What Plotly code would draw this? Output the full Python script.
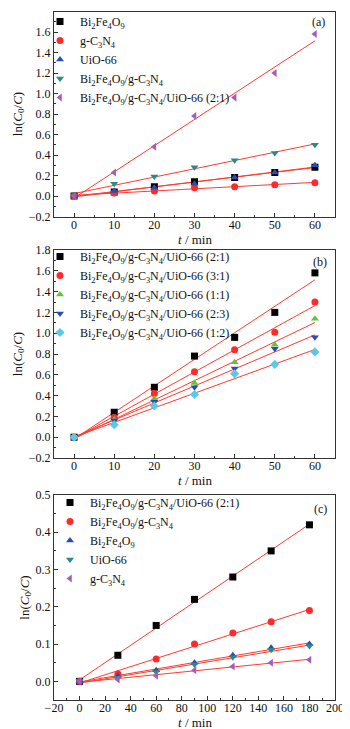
import numpy as np
import plotly.graph_objects as go

# ---------- data ----------
t_a = [0, 10, 20, 30, 40, 50, 60]
a_names = ["Bi<sub>2</sub>Fe<sub>4</sub>O<sub>9</sub>",
           "g-C<sub>3</sub>N<sub>4</sub>",
           "UiO-66",
           "Bi<sub>2</sub>Fe<sub>4</sub>O<sub>9</sub>/g-C<sub>3</sub>N<sub>4</sub>",
           "Bi<sub>2</sub>Fe<sub>4</sub>O<sub>9</sub>/g-C<sub>3</sub>N<sub>4</sub>/UiO-66 (2:1)"]
a_bfo = [0, 0.04, 0.09, 0.14, 0.18, 0.23, 0.28]
a_gcn = [0, 0.03, 0.05, 0.08, 0.09, 0.11, 0.13]
a_uio = [0, 0.05, 0.08, 0.12, 0.18, 0.23, 0.30]
a_bfo_gcn = [0, 0.12, 0.19, 0.28, 0.35, 0.42, 0.50]
a_comp21 = [0, 0.23, 0.48, 0.78, 0.96, 1.20, 1.58]

t_b = [0, 10, 20, 30, 40, 50, 60]
b_names = ["Bi<sub>2</sub>Fe<sub>4</sub>O<sub>9</sub>/g-C<sub>3</sub>N<sub>4</sub>/UiO-66 (2:1)",
           "Bi<sub>2</sub>Fe<sub>4</sub>O<sub>9</sub>/g-C<sub>3</sub>N<sub>4</sub>/UiO-66 (3:1)",
           "Bi<sub>2</sub>Fe<sub>4</sub>O<sub>9</sub>/g-C<sub>3</sub>N<sub>4</sub>/UiO-66 (1:1)",
           "Bi<sub>2</sub>Fe<sub>4</sub>O<sub>9</sub>/g-C<sub>3</sub>N<sub>4</sub>/UiO-66 (2:3)",
           "Bi<sub>2</sub>Fe<sub>4</sub>O<sub>9</sub>/g-C<sub>3</sub>N<sub>4</sub>/UiO-66 (1:2)"]
b_21 = [0, 0.24, 0.48, 0.78, 0.96, 1.20, 1.58]
b_31 = [0, 0.19, 0.42, 0.63, 0.84, 1.01, 1.30]
b_11 = [0, 0.17, 0.37, 0.52, 0.72, 0.89, 1.14]
b_23 = [0, 0.16, 0.34, 0.48, 0.66, 0.85, 0.96]
b_12 = [0, 0.12, 0.30, 0.41, 0.61, 0.70, 0.82]

t_c = [0, 30, 60, 90, 120, 150, 180]
c_names = ["Bi<sub>2</sub>Fe<sub>4</sub>O<sub>9</sub>/g-C<sub>3</sub>N<sub>4</sub>/UiO-66 (2:1)",
           "Bi<sub>2</sub>Fe<sub>4</sub>O<sub>9</sub>/g-C<sub>3</sub>N<sub>4</sub>",
           "Bi<sub>2</sub>Fe<sub>4</sub>O<sub>9</sub>",
           "UiO-66",
           "g-C<sub>3</sub>N<sub>4</sub>"]
c_comp21 = [0, 0.07, 0.15, 0.22, 0.28, 0.35, 0.42]
c_bfo_gcn = [0, 0.02, 0.06, 0.10, 0.13, 0.16, 0.19]
c_bfo = [0, 0.015, 0.03, 0.05, 0.07, 0.09, 0.10]
c_uio = [0, 0.01, 0.025, 0.045, 0.065, 0.085, 0.095]
c_gcn = [0, 0.005, 0.015, 0.03, 0.04, 0.05, 0.058]

x_title = "<i>t</i> / min"
y_title = "ln(<i>C</i><sub>0</sub>/<i>C</i>)"

# ---------- layout geometry ----------
# targets are given in page pixels; the html body adds an 8px margin
OFF = 8
W, H = 350, 729
PL, PR, PT, PB = 54, 335, 10, 700          # plot-area bounds in page pixels
ML, MR = PL - OFF, W - (PR - OFF)
MT, MB = PT - OFF, H - (PB - OFF)
PW, PH = PR - PL, PB - PT


def px_x(p):
    return (p - PL) / PW


def px_y(p):
    return (PB - p) / PH


FONT = "Liberation Serif"
LINE = "#ff3b30"
panels = [
    dict(t=t_a, names=a_names, ys=[a_bfo, a_gcn, a_uio, a_bfo_gcn, a_comp21],
         symbols=["square", "circle", "triangle-up", "triangle-down", "triangle-left"],
         colors=["#000000", "#ff2a2a", "#2a4db5", "#2a8a86", "#a65cb8"],
         xr=[-5, 65], xd=10, xminor=5, yr=[-0.2, 1.8], yd=0.2, yminor=0.1,
         top=11.5, bot=216.5, leg=(40, 7), lab=(318, 22), xt=239, label="(a)"),
    dict(t=t_b, names=b_names, ys=[b_21, b_31, b_11, b_23, b_12],
         symbols=["square", "circle", "triangle-up", "triangle-down", "diamond"],
         colors=["#000000", "#ff2a2a", "#66c23a", "#2a4db5", "#5cc8e6"],
         xr=[-5, 65], xd=10, xminor=5, yr=[-0.2, 1.8], yd=0.2, yminor=0.1,
         top=250, bot=458, leg=(40, 242), lab=(320, 262), xt=480, label="(b)"),
    dict(t=t_c, names=c_names, ys=[c_comp21, c_bfo_gcn, c_bfo, c_uio, c_gcn],
         symbols=["square", "circle", "triangle-up", "triangle-down", "triangle-left"],
         colors=["#000000", "#ff2a2a", "#2a4db5", "#2a8a86", "#a65cb8"],
         xr=[-20, 200], xd=20, xminor=10, yr=[-0.05, 0.5], yd=0.1, yminor=0.05,
         top=495, bot=700, leg=(50, 488), lab=(320, 509), xt=722.5, label="(c)"),
]

fig = go.Figure()
for i, p in enumerate(panels):
    n = i + 1
    xa = "x" if n == 1 else f"x{n}"
    ya = "y" if n == 1 else f"y{n}"
    lg = "legend" if n == 1 else f"legend{n}"
    t = np.array(p["t"], dtype=float)
    # linear fit lines
    for y in p["ys"]:
        k, b = np.polyfit(t, np.array(y, dtype=float), 1)
        xs = [t.min(), t.max()]
        fig.add_trace(go.Scatter(x=xs, y=[k * v + b for v in xs], mode="lines",
                                 line=dict(color=LINE, width=1), showlegend=False,
                                 xaxis=xa, yaxis=ya, hoverinfo="skip"))
    for name, y, s, c in zip(p["names"], p["ys"], p["symbols"], p["colors"]):
        fig.add_trace(go.Scatter(x=p["t"], y=y, mode="markers", name=name,
                                 marker=dict(symbol=s, color=c, size=7, line=dict(width=0)),
                                 xaxis=xa, yaxis=ya, legend=lg))
    axcommon = dict(showline=True, linecolor="#333333", linewidth=1, mirror=True,
                    ticks="inside", ticklen=4, tickcolor="#333333", showgrid=False,
                    zeroline=False, automargin=False,
                    tickfont=dict(family=FONT, size=12, color="#111111"))
    xkey = "xaxis" if n == 1 else f"xaxis{n}"
    ykey = "yaxis" if n == 1 else f"yaxis{n}"
    fig.update_layout(**{
        xkey: dict(axcommon, domain=[0, 1], range=p["xr"], dtick=p["xd"], tick0=0,
                   anchor=ya, ticklabelstandoff=-3,
                   minor=dict(ticks="inside", ticklen=2, dtick=p["xminor"], tick0=0,
                              tickcolor="#333333")),
        ykey: dict(axcommon, domain=[px_y(p["bot"]), px_y(p["top"])], range=p["yr"],
                   dtick=p["yd"], tick0=0, anchor=xa, tickformat=".1f",
                   minor=dict(ticks="inside", ticklen=2, dtick=p["yminor"], tick0=0,
                              tickcolor="#333333"),
                   title=dict(text=y_title, standoff=3,
                              font=dict(family=FONT, size=13, color="#111111"))),
        lg: dict(x=px_x(p["leg"][0]), xanchor="left",
                 y=px_y(p["leg"][1]), yanchor="top",
                 bgcolor="rgba(0,0,0,0)", borderwidth=0, tracegroupgap=0,
                 font=dict(family=FONT, size=12, color="#111111"),
                 itemwidth=30),
    })
    fig.add_annotation(text=p["label"], xref="paper", yref="paper",
                       x=px_x(p["lab"][0]), y=px_y(p["lab"][1]), showarrow=False,
                       xanchor="center", yanchor="middle",
                       font=dict(family=FONT, size=12, color="#111111"))
    # x-axis title
    fig.add_annotation(text=x_title, xref="paper", yref="paper",
                       x=0.5, y=px_y(p["xt"]), showarrow=False,
                       xanchor="center", yanchor="middle",
                       font=dict(family=FONT, size=13, color="#111111"))

fig.update_layout(width=W, height=H, margin=dict(l=ML, r=MR, t=MT, b=MB, autoexpand=False),
                  plot_bgcolor="white", paper_bgcolor="white",
                  font=dict(family=FONT, size=12, color="#111111"))
fig.write_html("out.html")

----------------------------------------

* _TASK OBJECTIVE_: Take the lines from the start of the material to the line with "a_comp21 = [0, 0.23, 0.48, 0.78, 0.96, 1.20, 1.58]", both included, and transcribe them exactly without the pictures.

* _OUTPUT FOR THIS EXERCISE_:
What Plotly code would draw this? Output the full Python script.
import numpy as np
import plotly.graph_objects as go

# ---------- data ----------
t_a = [0, 10, 20, 30, 40, 50, 60]
a_names = ["Bi<sub>2</sub>Fe<sub>4</sub>O<sub>9</sub>",
           "g-C<sub>3</sub>N<sub>4</sub>",
           "UiO-66",
           "Bi<sub>2</sub>Fe<sub>4</sub>O<sub>9</sub>/g-C<sub>3</sub>N<sub>4</sub>",
           "Bi<sub>2</sub>Fe<sub>4</sub>O<sub>9</sub>/g-C<sub>3</sub>N<sub>4</sub>/UiO-66 (2:1)"]
a_bfo = [0, 0.04, 0.09, 0.14, 0.18, 0.23, 0.28]
a_gcn = [0, 0.03, 0.05, 0.08, 0.09, 0.11, 0.13]
a_uio = [0, 0.05, 0.08, 0.12, 0.18, 0.23, 0.30]
a_bfo_gcn = [0, 0.12, 0.19, 0.28, 0.35, 0.42, 0.50]
a_comp21 = [0, 0.23, 0.48, 0.78, 0.96, 1.20, 1.58]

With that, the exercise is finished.